#### Information supplied ####
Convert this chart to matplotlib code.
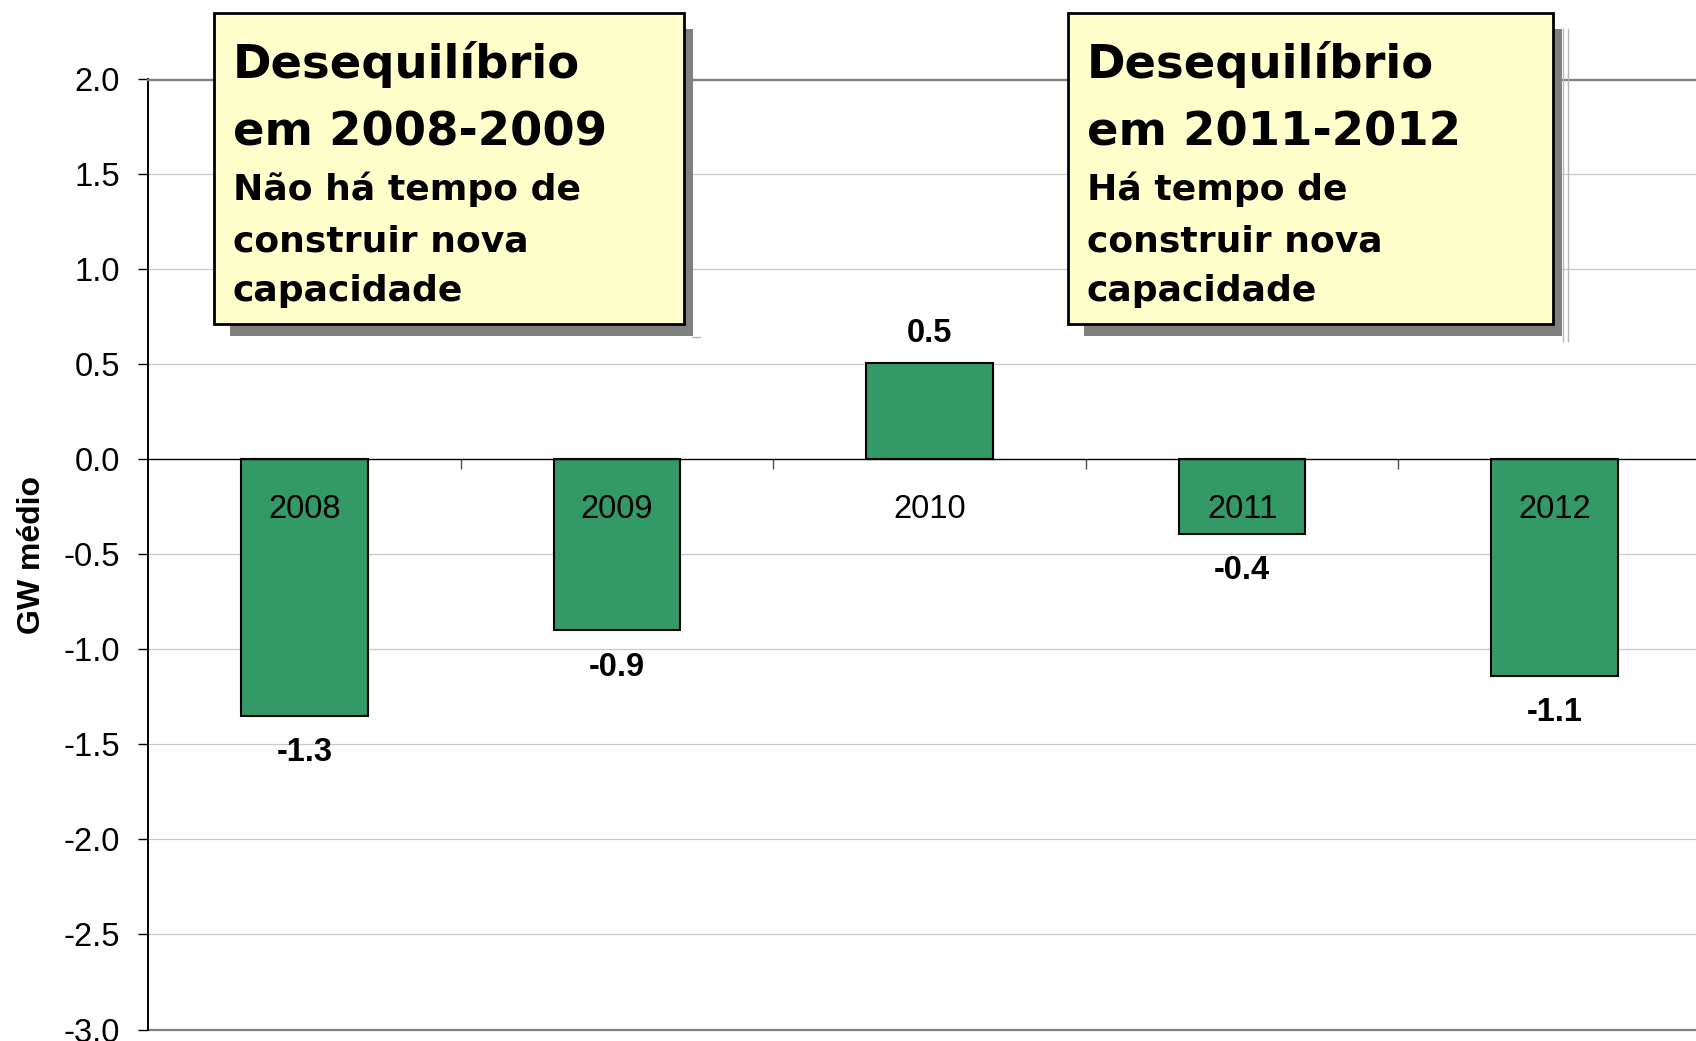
import numpy as np
import matplotlib
matplotlib.use("Agg")
import matplotlib.pyplot as plt
from matplotlib.patches import Rectangle
from matplotlib.lines import Line2D
from matplotlib.ticker import FormatStrFormatter, FixedLocator

# ---------------- data ----------------
years = ["2008", "2009", "2010", "2011", "2012"]
values = [-1.35, -0.90, 0.51, -0.39, -1.14]
value_labels = ["-1.3", "-0.9", "0.5", "-0.4", "-1.1"]
y_ticks = [-3.0, -2.5, -2.0, -1.5, -1.0, -0.5, 0.0, 0.5, 1.0, 1.5, 2.0]
y_label = "GW médio"
box1_title = ["Desequilíbrio", "em 2008-2009"]
box1_body = ["Não há tempo de", "construir nova", "capacidade"]
box2_title = ["Desequilíbrio", "em 2011-2012"]
box2_body = ["Há tempo de", "construir nova", "capacidade"]

# ---------------- style ----------------
plt.rcParams["font.family"] = ["Liberation Sans", "DejaVu Sans"]
plt.rcParams["axes.unicode_minus"] = False

W, H = 1696, 1041
fig = plt.figure(figsize=(W / 100, H / 100), dpi=100)
fig.patch.set_facecolor("white")

def fx(px):
    return px / W

def fy(py):
    return 1 - py / H

ax_left, ax_top, ax_bottom = 148, 79.5, 1029.5
cat_w = 312.6
ax = fig.add_axes([fx(ax_left), fy(ax_bottom), 5 * cat_w / W, (ax_bottom - ax_top) / H])

x = np.arange(len(years))
ax.bar(x, values, width=0.405, color="#339966", edgecolor="black", linewidth=1.5, zorder=1)

ax.set_xlim(-0.5, len(years) - 0.5)
ax.set_ylim(min(y_ticks), max(y_ticks))

# gridlines (behind bars)
for t in y_ticks:
    if t in (0.0, max(y_ticks), min(y_ticks)):
        continue
    ax.axhline(t, color="#c8c8c8", linewidth=0.9, zorder=0.5)
ax.axhline(min(y_ticks), color="#808080", linewidth=1.6, zorder=0.6, clip_on=False)

# spines
ax.spines["right"].set_visible(False)
ax.spines["top"].set_color("#808080")
ax.spines["top"].set_linewidth(1.7)
ax.spines["left"].set_color("black")
ax.spines["left"].set_linewidth(1.4)
ax.spines["bottom"].set_position(("data", 0))
ax.spines["bottom"].set_color("black")
ax.spines["bottom"].set_linewidth(1.0)

# y axis
ax.yaxis.set_major_locator(FixedLocator(y_ticks))
ax.yaxis.set_major_formatter(FormatStrFormatter("%.1f"))
ax.tick_params(axis="y", which="major", length=7.2, width=1.0, color="black",
               pad=13, labelsize=23.5, labelcolor="black", direction="out")

# x axis: labels at centers, ticks at boundaries
ax.set_xticks(x)
ax.set_xticklabels(years)
ax.set_xticks(np.arange(len(years) - 1) + 0.5, minor=True)
ax.tick_params(axis="x", which="major", length=0, pad=25, labelsize=23.5, labelcolor="black")
ax.tick_params(axis="x", which="minor", length=7.2, width=1.0, color="#505050", direction="out")

# value labels
for xi, v, lab in zip(x, values, value_labels):
    off = 15 if v >= 0 else -32.5
    ax.annotate(lab, xy=(xi, v), xytext=(0, off), textcoords="offset points",
                ha="center", va="baseline", fontsize=23.5, fontweight="bold", color="black")

# y label
fig.text(fx(32), fy(554.5), y_label, rotation=90, ha="center", va="center",
         fontsize=23, fontweight="bold", color="black")

# ---------------- annotation boxes ----------------
def draw_box(left, top, right, bottom, title, body, text_x):
    shadow = Rectangle((fx(left + 16), fy(bottom + 12)), (right + 9 - left - 16) / W,
                       (bottom + 12 - top - 16) / H, transform=fig.transFigure,
                       facecolor="#808080", edgecolor="none", zorder=10)
    fig.add_artist(shadow)
    box = Rectangle((fx(left), fy(bottom)), (right - left) / W, (bottom - top) / H,
                    transform=fig.transFigure, facecolor="#FFFFCC", edgecolor="black",
                    linewidth=2.0, zorder=11)
    fig.add_artist(box)
    title_base = [78, 146]
    body_base = [200, 251, 301]
    for line, yb in zip(title, title_base):
        fig.text(fx(text_x), fy(yb), line, ha="left", va="baseline", fontsize=33.5,
                 fontweight="bold", family="DejaVu Sans", color="black", zorder=12)
    for line, yb in zip(body, body_base):
        fig.text(fx(text_x), fy(yb), line, ha="left", va="baseline", fontsize=26,
                 fontweight="bold", family="DejaVu Sans", color="black", zorder=12)

draw_box(214, 13, 684, 324, box1_title, box1_body, 233)
draw_box(1068, 13, 1553, 324, box2_title, box2_body, 1087)

# faint artifact lines near the boxes' shadows
for xp in (1563, 1568):
    fig.add_artist(Line2D([fx(xp), fx(xp)], [fy(29), fy(341)], transform=fig.transFigure,
                          color="#b8b8b8", linewidth=1.0, zorder=9))
fig.add_artist(Line2D([fx(692), fx(700)], [fy(336.5), fy(336.5)], transform=fig.transFigure,
                      color="#b8b8b8", linewidth=1.0, zorder=9))

fig.savefig("out.png", dpi=100, facecolor="white")
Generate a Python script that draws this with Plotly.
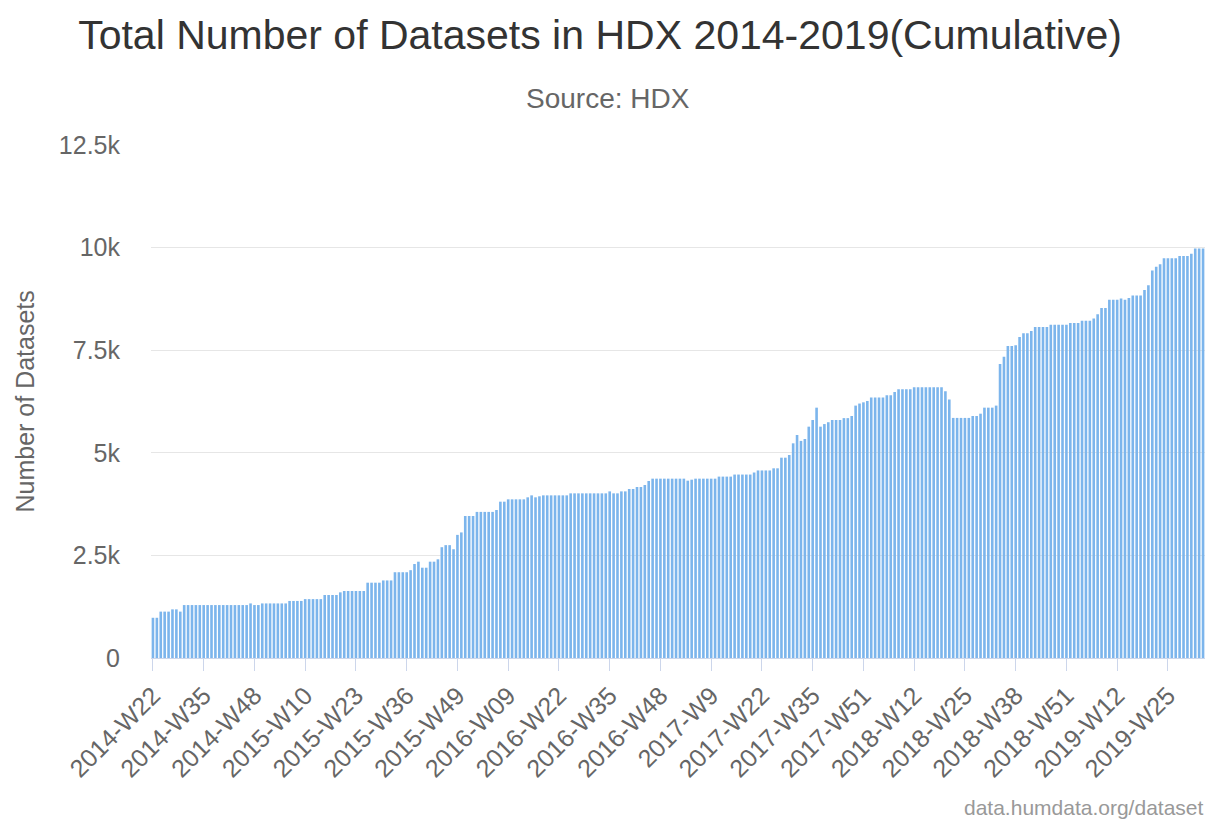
####
▸ **Task statement**:
Every record above should be transcribed exactly; the pictures stay out of the copy.

▸ **Task result**:
Convert this chart to matplotlib code.
import numpy as np
import matplotlib
matplotlib.use("Agg")
import matplotlib.pyplot as plt
from matplotlib.patches import Rectangle
from matplotlib.lines import Line2D
from matplotlib.ticker import FormatStrFormatter, FixedLocator

# ---------------- data ----------------
years = ["2008", "2009", "2010", "2011", "2012"]
values = [-1.35, -0.90, 0.51, -0.39, -1.14]
value_labels = ["-1.3", "-0.9", "0.5", "-0.4", "-1.1"]
y_ticks = [-3.0, -2.5, -2.0, -1.5, -1.0, -0.5, 0.0, 0.5, 1.0, 1.5, 2.0]
y_label = "GW médio"
box1_title = ["Desequilíbrio", "em 2008-2009"]
box1_body = ["Não há tempo de", "construir nova", "capacidade"]
box2_title = ["Desequilíbrio", "em 2011-2012"]
box2_body = ["Há tempo de", "construir nova", "capacidade"]

# ---------------- style ----------------
plt.rcParams["font.family"] = ["Liberation Sans", "DejaVu Sans"]
plt.rcParams["axes.unicode_minus"] = False

W, H = 1696, 1041
fig = plt.figure(figsize=(W / 100, H / 100), dpi=100)
fig.patch.set_facecolor("white")

def fx(px):
    return px / W

def fy(py):
    return 1 - py / H

ax_left, ax_top, ax_bottom = 148, 79.5, 1029.5
cat_w = 312.6
ax = fig.add_axes([fx(ax_left), fy(ax_bottom), 5 * cat_w / W, (ax_bottom - ax_top) / H])

x = np.arange(len(years))
ax.bar(x, values, width=0.405, color="#339966", edgecolor="black", linewidth=1.5, zorder=1)

ax.set_xlim(-0.5, len(years) - 0.5)
ax.set_ylim(min(y_ticks), max(y_ticks))

# gridlines (behind bars)
for t in y_ticks:
    if t in (0.0, max(y_ticks), min(y_ticks)):
        continue
    ax.axhline(t, color="#c8c8c8", linewidth=0.9, zorder=0.5)
ax.axhline(min(y_ticks), color="#808080", linewidth=1.6, zorder=0.6, clip_on=False)

# spines
ax.spines["right"].set_visible(False)
ax.spines["top"].set_color("#808080")
ax.spines["top"].set_linewidth(1.7)
ax.spines["left"].set_color("black")
ax.spines["left"].set_linewidth(1.4)
ax.spines["bottom"].set_position(("data", 0))
ax.spines["bottom"].set_color("black")
ax.spines["bottom"].set_linewidth(1.0)

# y axis
ax.yaxis.set_major_locator(FixedLocator(y_ticks))
ax.yaxis.set_major_formatter(FormatStrFormatter("%.1f"))
ax.tick_params(axis="y", which="major", length=7.2, width=1.0, color="black",
               pad=13, labelsize=23.5, labelcolor="black", direction="out")

# x axis: labels at centers, ticks at boundaries
ax.set_xticks(x)
ax.set_xticklabels(years)
ax.set_xticks(np.arange(len(years) - 1) + 0.5, minor=True)
ax.tick_params(axis="x", which="major", length=0, pad=25, labelsize=23.5, labelcolor="black")
ax.tick_params(axis="x", which="minor", length=7.2, width=1.0, color="#505050", direction="out")

# value labels
for xi, v, lab in zip(x, values, value_labels):
    off = 15 if v >= 0 else -32.5
    ax.annotate(lab, xy=(xi, v), xytext=(0, off), textcoords="offset points",
                ha="center", va="baseline", fontsize=23.5, fontweight="bold", color="black")

# y label
fig.text(fx(32), fy(554.5), y_label, rotation=90, ha="center", va="center",
         fontsize=23, fontweight="bold", color="black")

# ---------------- annotation boxes ----------------
def draw_box(left, top, right, bottom, title, body, text_x):
    shadow = Rectangle((fx(left + 16), fy(bottom + 12)), (right + 9 - left - 16) / W,
                       (bottom + 12 - top - 16) / H, transform=fig.transFigure,
                       facecolor="#808080", edgecolor="none", zorder=10)
    fig.add_artist(shadow)
    box = Rectangle((fx(left), fy(bottom)), (right - left) / W, (bottom - top) / H,
                    transform=fig.transFigure, facecolor="#FFFFCC", edgecolor="black",
                    linewidth=2.0, zorder=11)
    fig.add_artist(box)
    title_base = [78, 146]
    body_base = [200, 251, 301]
    for line, yb in zip(title, title_base):
        fig.text(fx(text_x), fy(yb), line, ha="left", va="baseline", fontsize=33.5,
                 fontweight="bold", family="DejaVu Sans", color="black", zorder=12)
    for line, yb in zip(body, body_base):
        fig.text(fx(text_x), fy(yb), line, ha="left", va="baseline", fontsize=26,
                 fontweight="bold", family="DejaVu Sans", color="black", zorder=12)

draw_box(214, 13, 684, 324, box1_title, box1_body, 233)
draw_box(1068, 13, 1553, 324, box2_title, box2_body, 1087)

# faint artifact lines near the boxes' shadows
for xp in (1563, 1568):
    fig.add_artist(Line2D([fx(xp), fx(xp)], [fy(29), fy(341)], transform=fig.transFigure,
                          color="#b8b8b8", linewidth=1.0, zorder=9))
fig.add_artist(Line2D([fx(692), fx(700)], [fy(336.5), fy(336.5)], transform=fig.transFigure,
                      color="#b8b8b8", linewidth=1.0, zorder=9))

fig.savefig("out.png", dpi=100, facecolor="white")
Generate a Python script that draws this with Plotly.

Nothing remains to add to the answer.